If Only You Could Smell the Jasmine

I wandered out into the garden this morning intending to get one quick picture. Here is my photo essay of what happened next…

For several years I’ve been trying to convert the front yard into a red, white and blue color garden with mostly native plants. Problem was, I couldn’t get native plants with all three colors to bloom at the same time. Well happy day! This morning I realized that my

Indian pinks (Spigelia marilandica),

Foxglove beardtongue (penstemon digitalis),

and Ohio spiderwort (Tradescantia ohiensis) were all blooming in the little corner bed by the driveway.

Don’t I have a cute dog?

Here she is stalking a squirrel.

Oh look, the first daylily bloom of the season. This one is Stella doro (Hemerocallis ‘Stella de Oro’)
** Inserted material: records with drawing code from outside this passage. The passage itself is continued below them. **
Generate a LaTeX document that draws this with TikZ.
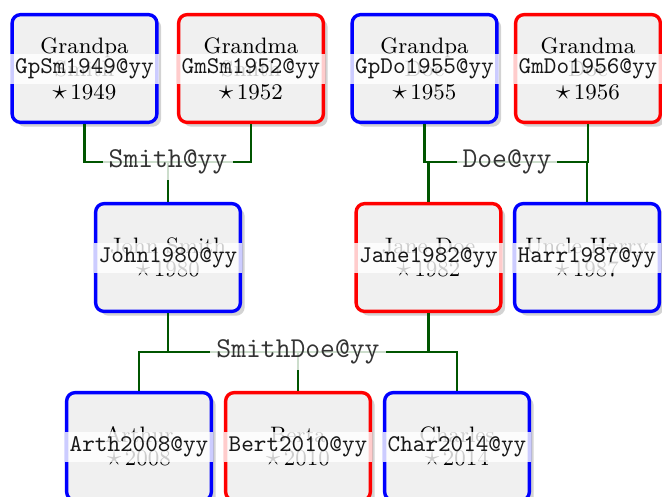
\documentclass[tikz,border=0pt]{standalone}
\usepackage{amsmath, amssymb}
\usetikzlibrary{shadows}

\definecolor{famgreen}{RGB}{0,85,0}
\newcommand{\bornsym}{{\fontsize{11.5pt}{11.5pt}\selectfont$\star$}}

\begin{document}
\begin{tikzpicture}[x=0.4167pt, y=-0.4167pt,
  person/.style={draw, rounded corners=3.5pt, line width=1.4pt, fill=black!6,
    minimum width=60.3pt, minimum height=44.9pt, align=center,
    font=\fontsize{9.3pt}{9.6pt}\selectfont,
    drop shadow={shadow xshift=1.8pt, shadow yshift=-1.8pt, opacity=0.35}},
  male/.style={person, draw=blue},
  female/.style={person, draw=red},
  idband/.style={fill=white, fill opacity=0.8, text opacity=1, text=black!90,
    minimum width=61.7pt, minimum height=12.5pt, inner sep=0pt, font=\ttfamily},
  famline/.style={draw=famgreen, line width=1pt},
  famlabel/.style={fill=white, fill opacity=0.8, text opacity=1, text=black!80,
    font=\large\ttfamily, inner sep=2.5pt}]
\useasboundingbox (0,0) rectangle (662,497);
\node[male] (gpsm) at (84.5,68.5) {Grandpa\\Smith\\\bornsym\,1949};
\node[female] (gmsm) at (251,68.5) {Grandma\\Smith\\\bornsym\,1952};
\node[male] (gpdo) at (424.5,68.5) {Grandpa\\Doe\\\bornsym\,1955};
\node[female] (gmdo) at (588,68.5) {Grandma\\Doe\\\bornsym\,1956};
\node[male] (john) at (168,257.5) {John Smith\\\bornsym\,1980};
\node[female] (jane) at (428.5,257.5) {Jane Doe\\\bornsym\,1982};
\node[male] (harry) at (587,257.5) {Uncle Harry\\\bornsym\,1987};
\node[male] (arthur) at (139,446.5) {Arthur\\\bornsym\,2008};
\node[female] (berta) at (298,446.5) {Berta\\\bornsym\,2010};
\node[male] (charles) at (457,446.5) {Charles\\\bornsym\,2014};
\node[idband] (gpsm-id) at (gpsm) {GpSm1949@yy};
\node[idband] (gmsm-id) at (gmsm) {GmSm1952@yy};
\node[idband] (gpdo-id) at (gpdo) {GpDo1955@yy};
\node[idband] (gmdo-id) at (gmdo) {GmDo1956@yy};
\node[idband] (john-id) at (john) {John1980@yy};
\node[idband] (jane-id) at (jane) {Jane1982@yy};
\node[idband] (harry-id) at (harry) {Harr1987@yy};
\node[idband] (arthur-id) at (arthur) {Arth2008@yy};
\node[idband] (berta-id) at (berta) {Bert2010@yy};
\node[idband] (charles-id) at (charles) {Char2014@yy};
\coordinate (smith) at (168,162);
\coordinate (doe) at (507,162);
\coordinate (smithdoe) at (298,352);
\draw[famline] (gpsm.south) |- (smith) -| (gmsm.south);
\draw[famline] (smith) -- (john.north);
\draw[famline] (gpdo.south) |- (doe) -| (gmdo.south);
\draw[famline] (jane.north) |- (doe);
\draw[famline] (harry.north) |- (doe);
\draw[famline] (john.south) |- (smithdoe);
\draw[famline] (jane.south) |- (smithdoe);
\draw[famline] (arthur.north) |- (smithdoe) -| (charles.north);
\draw[famline] (berta.north) -- (smithdoe);
\node[famlabel] (smith-l) at (smith) {Smith@yy};
\node[famlabel] (doe-l) at (doe) {Doe@yy};
\node[famlabel] (smithdoe-l) at (smithdoe) {SmithDoe@yy};
\end{tikzpicture}
\end{document}
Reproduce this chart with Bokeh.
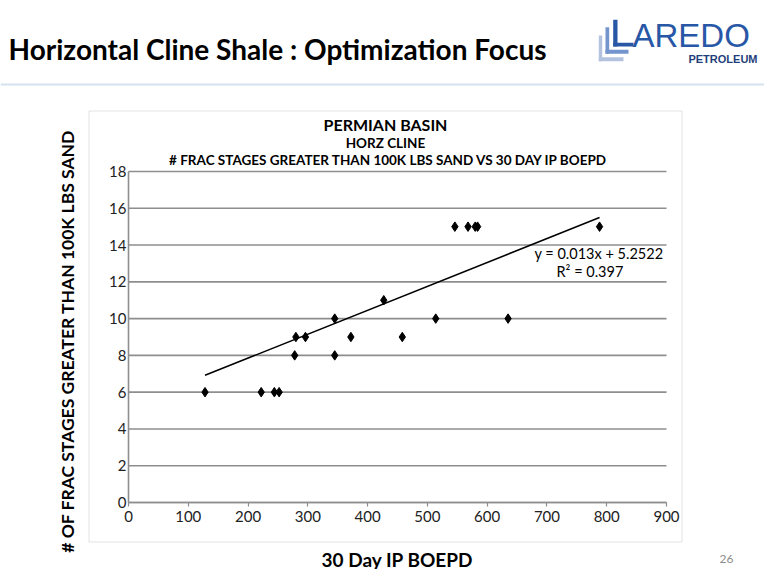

It’s a shame how the rain knocked down the False indigo (baptisia australis). They were really looking great last week.

Oh. What’s that over there? Have the clematis started to bloom?

Is this the sweetest plant? Viticella alba luxurians is one of my favorite clematis.

The purple center and lime green edges to the petals are really striking.

Oops. You caught me. Just a quick peak through the fence to see if the neighbor is doing anything with his garden yet.

Looks like the Virginia sweetspire (Itea virginica) is really going to town. I can’t wait to see what this will look like in a couple of years!

Finally! I’ve been waiting for this native Oakleaf hydrangea (Hydrangea quercifolia) to bloom for three years. I almost lost it in a late frost last year, but this year I covered it.

It’s about time this Climbing hydrangea (decumaria barbara) finally decided to climb. It’s been wandering around on the ground for ages.

Don’t you love American wisteria (Wisteria frutescens). It’s so much better behaved than its Chinese cousin. That stuff will eat your house!

Through all my wandering, Lady strikes a peaceful pose and looks on.

Most of all, I wish I could let you smell the jasmine. This Confederate jasmine (Trachelospermum jasminoides) isn’t native. It was introduced and has escaped gardens to grow wild in a few spots in Florida. I probably should rip it out of the pots (it’s growning up the posts of the carport). But, I just can’t do it. The scent is too sweet.